Accessibility to other herbs, both fresh and dry, is just as effortless. Unlike most American grocery stores where you can buy tiny plastic clamshells of “fresh” culinary herbs for close to $3.00, the produce section offers hearty bunches of parsley, dill, basil and mint for the equivalent of 75 cents or less.

gorgeous wild oregano, growing out of the side of a rock

gorgeous wild oregano, growing out of the side of a rock

What's more amazing, you can usually find at least one dried herb stall at each neighborhood laiki - and there are several permanent herb and spice shops in most neighborhoods. At the public agora on Athinas street in downtown Athens (which has continuously been home to a food market for thousands of years) there are even several streets lined with stores that only sell dried herbs, both culinary and medicinal!

Each region or island seems to have its own specialty and in many villages you can purchase dried, wildcrafted herbs, often collected by the village elders: wild oregano, thyme leaves and flowers, spicy dictamo (a Cretan native and relative of oregano), lavender, or bundles of yarrow. There is also a long tradition of using St John's Wort, mastic, sage, nettles, calendula, lemon balm, mallow, pennyroyal, linden, valerian, chamomile...the list goes on!

And we cannot forget the panacea of the Greek countryside: tsai tou vounou. Literally called “mountain tea,” tsai tou vounou are a variety of self-sowing perennials in the Labiatae family with the genus Sideritis. Typically found at very high altitudes, the flower-bearing stems are harvested, dried and then traditionally drunk either as a tonic or as a warming remedy for digestive upset or respiratory issues (such as colds and flus).

be careful where you shop

Unfortunately, most of the conventional shops that I’ve found in Athens don’t have medicinally-potent herbs. Many of them will store their herbs outside the shop door or on the floor in open, burlap sacks, exposed to the sunlight and air (not to mention the ample pollution from the street). And while it’s very atmospheric to walk into a dusty apothecary with herbs hanging in bundles from the rafters - and walls lined with wooden drawers stuffed with loose herbs - I am always hesitant to purchase.

This is where my intuition and herbal training comes into play: do the herbs look and smell potent? Most often, they are devoid of vitality, their color bleached or speckled with disease. Other times, I have gotten home with bags of herbs only to find large clumps of dirt and crumbling dust mixed in with the leaves (and brewing a cup of mud with a dash of nettles for my guests does not exactly inspire confidence in my herbal preparations!).

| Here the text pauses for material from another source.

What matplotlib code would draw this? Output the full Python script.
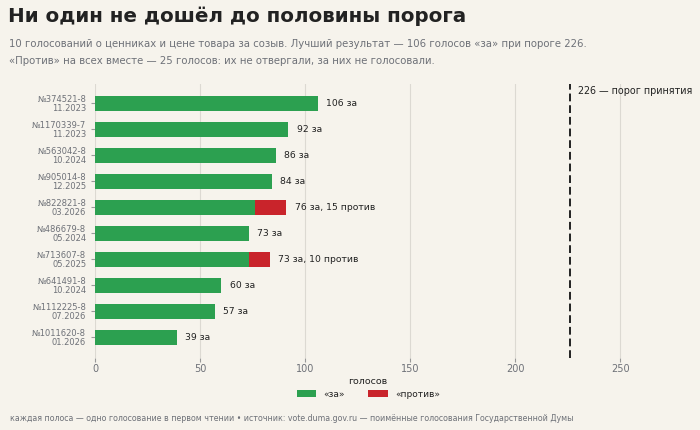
import matplotlib
matplotlib.use("Agg")
from matplotlib import pyplot as plt
from matplotlib.patches import Patch

# данные голосований (сверху вниз)
bills = ["№374521-8", "№1170339-7", "№563042-8", "№905014-8", "№822821-8",
         "№486679-8", "№713607-8", "№641491-8", "№1112225-8", "№1011620-8"]
dates = ["11.2023", "11.2023", "10.2024", "12.2025", "03.2026",
         "05.2024", "05.2025", "10.2024", "07.2026", "01.2026"]
votes_for = [106, 92, 86, 84, 76, 73, 73, 60, 57, 39]
votes_against = [0, 0, 0, 0, 15, 0, 10, 0, 0, 0]
threshold = 226

bg = "#f6f3ec"
green = "#2ca050"
red = "#c9242b"
grey = "#6e7178"
dark = "#222222"

plt.rcParams['font.family'] = ['DejaVu Sans']

fig = plt.figure(figsize=(7, 4.3), dpi=100)
fig.set_facecolor(bg)
ax = fig.add_axes([0.136, 0.167, 0.780, 0.638])
ax.set_facecolor(bg)

y = list(range(len(bills)))
ax.barh(y, votes_for, height=0.6, color=green, linewidth=0, zorder=3)
ax.barh(y, votes_against, left=votes_for, height=0.6, color=red, linewidth=0, zorder=3)

# подписи у полос
for i in y:
    total = votes_for[i] + votes_against[i]
    if votes_against[i]:
        txt = f"{votes_for[i]} за, {votes_against[i]} против"
    else:
        txt = f"{votes_for[i]} за"
    ax.annotate(txt, (total, i), xytext=(6, 0), textcoords="offset points",
                va="center", ha="left", fontsize=6.7, color=dark, zorder=4)

# порог
ax.axvline(threshold, color=dark, linestyle=(0, (4, 2)), linewidth=1.4, zorder=4)
ax.text(threshold + 4, 0.975, f"{threshold} — порог принятия", transform=ax.get_xaxis_transform(),
        ha="left", va="center", fontsize=6.9, color=dark, clip_on=False)

ax.set_xlim(0, 260)
ax.set_ylim(9.8, -0.75)
ax.set_xticks([0, 50, 100, 150, 200, 250])
ax.set_yticks(y)
ax.set_yticklabels([f"{b}\n{d}" for b, d in zip(bills, dates)], fontsize=6, color=grey,
                   linespacing=1.0)
ax.tick_params(axis="x", colors=grey, labelsize=7, length=3, color="#999999", pad=1.5)
ax.tick_params(axis="y", length=3, color="#999999")
ax.grid(axis="x", color="#dcd9d2", linewidth=0.8, zorder=0)
for s in ax.spines.values():
    s.set_visible(False)
ax.set_xlabel("голосов", fontsize=6.8, color=dark, labelpad=2)

handles = [Patch(facecolor=green, label="«за»"),
           Patch(facecolor=red, label="«против»")]
fig.legend(handles=handles, loc="center", bbox_to_anchor=(0.526, 0.083), ncol=2,
           frameon=False, fontsize=6.5, handlelength=2.2, columnspacing=2.5,
           labelcolor=dark)

fig.text(0.011, 0.962, "Ни один не дошёл до половины порога", fontsize=14.3,
         fontweight="bold", color=dark, va="center")
fig.text(0.013, 0.898, "10 голосований о ценниках и цене товара за созыв. Лучший результат — 106 голосов «за» при пороге 226.",
         fontsize=7.25, color=grey, va="center")
fig.text(0.013, 0.859, "«Против» на всех вместе — 25 голосов: их не отвергали, за них не голосовали.",
         fontsize=7.25, color=grey, va="center")
fig.text(0.015, 0.026, "каждая полоса — одно голосование в первом чтении • источник: vote.duma.gov.ru — поимённые голосования Государственной Думы",
         fontsize=5.65, color=grey, va="center")

fig.savefig("out.png", dpi=100, facecolor=bg)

lavender wildharvested on Chios

lavender wildharvested on Chios

But many of these herbs grow wild in the mountains, on the islands, or even just outside of Athens - and for the discerning wildcrafter, it is relatively easy to harvest and craft your own medicines.

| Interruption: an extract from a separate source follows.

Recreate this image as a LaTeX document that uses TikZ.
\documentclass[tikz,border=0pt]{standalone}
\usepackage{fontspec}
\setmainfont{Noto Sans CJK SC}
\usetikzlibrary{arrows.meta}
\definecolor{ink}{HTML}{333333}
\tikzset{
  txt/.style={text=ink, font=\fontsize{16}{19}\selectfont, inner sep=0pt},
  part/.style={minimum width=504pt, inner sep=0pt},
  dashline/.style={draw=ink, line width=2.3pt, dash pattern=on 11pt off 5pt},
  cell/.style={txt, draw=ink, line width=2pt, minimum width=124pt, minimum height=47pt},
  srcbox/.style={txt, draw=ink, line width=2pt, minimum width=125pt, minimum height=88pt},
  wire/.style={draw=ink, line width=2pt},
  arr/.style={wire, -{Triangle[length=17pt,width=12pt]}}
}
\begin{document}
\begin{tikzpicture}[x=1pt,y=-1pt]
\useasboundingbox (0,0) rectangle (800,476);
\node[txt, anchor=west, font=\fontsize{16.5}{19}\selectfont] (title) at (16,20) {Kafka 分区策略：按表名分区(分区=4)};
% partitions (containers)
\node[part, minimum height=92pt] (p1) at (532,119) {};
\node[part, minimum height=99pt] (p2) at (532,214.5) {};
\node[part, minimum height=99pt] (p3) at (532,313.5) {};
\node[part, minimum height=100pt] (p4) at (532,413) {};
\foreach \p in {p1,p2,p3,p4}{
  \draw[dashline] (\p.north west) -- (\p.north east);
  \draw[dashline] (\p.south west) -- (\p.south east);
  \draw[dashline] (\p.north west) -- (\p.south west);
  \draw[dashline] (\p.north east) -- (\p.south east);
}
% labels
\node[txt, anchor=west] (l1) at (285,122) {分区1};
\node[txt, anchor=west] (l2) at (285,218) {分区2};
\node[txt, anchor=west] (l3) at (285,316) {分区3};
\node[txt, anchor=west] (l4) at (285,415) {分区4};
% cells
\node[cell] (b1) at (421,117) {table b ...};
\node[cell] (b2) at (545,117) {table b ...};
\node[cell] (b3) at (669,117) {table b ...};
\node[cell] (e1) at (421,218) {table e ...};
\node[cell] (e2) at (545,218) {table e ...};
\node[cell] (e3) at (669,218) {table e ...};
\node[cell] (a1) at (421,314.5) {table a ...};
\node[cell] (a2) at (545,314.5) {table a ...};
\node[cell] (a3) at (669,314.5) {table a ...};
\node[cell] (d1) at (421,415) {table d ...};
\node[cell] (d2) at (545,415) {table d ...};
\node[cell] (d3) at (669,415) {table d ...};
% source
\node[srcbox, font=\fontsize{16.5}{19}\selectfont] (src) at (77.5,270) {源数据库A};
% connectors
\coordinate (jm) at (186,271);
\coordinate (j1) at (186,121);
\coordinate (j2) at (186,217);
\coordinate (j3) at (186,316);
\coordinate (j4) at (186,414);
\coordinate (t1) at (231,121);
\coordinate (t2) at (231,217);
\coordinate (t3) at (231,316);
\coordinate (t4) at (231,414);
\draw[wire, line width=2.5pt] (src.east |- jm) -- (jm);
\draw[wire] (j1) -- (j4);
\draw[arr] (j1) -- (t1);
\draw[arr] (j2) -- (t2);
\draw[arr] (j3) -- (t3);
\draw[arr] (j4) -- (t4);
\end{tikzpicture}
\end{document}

As American and western-European culture (and their reliance on pharmaceutical medicine) have influenced Greece, many herbal traditions are changing or disappearing. But the good news is that there are several organic herb shops popping up in Athens that sell high-quality, Greek-grown, medicinally-potent herbs. And despite the fact that many people (especially in the cities) are still turning to pharmaceuticals, there is a desire for self-reliance and traditional knowledge.

Since the economic crisis has impacted people’s financial security (as well as their trust in “the establishment”), many of the younger generations are turning back to the land and the wisdom of their ancestors. I've heard of some younger people taking risks and returning (or remaining) in their villages to wildharvest, learn traditional farming methods, and even start their own businesses.

As an herbalist with a deep passion for the Greek landscape, I’m truly excited to be here at this particular moment in history - reconnecting with the herbs of this landscape and learning about the plants that have shaped my ancestors' culinary and healing traditions.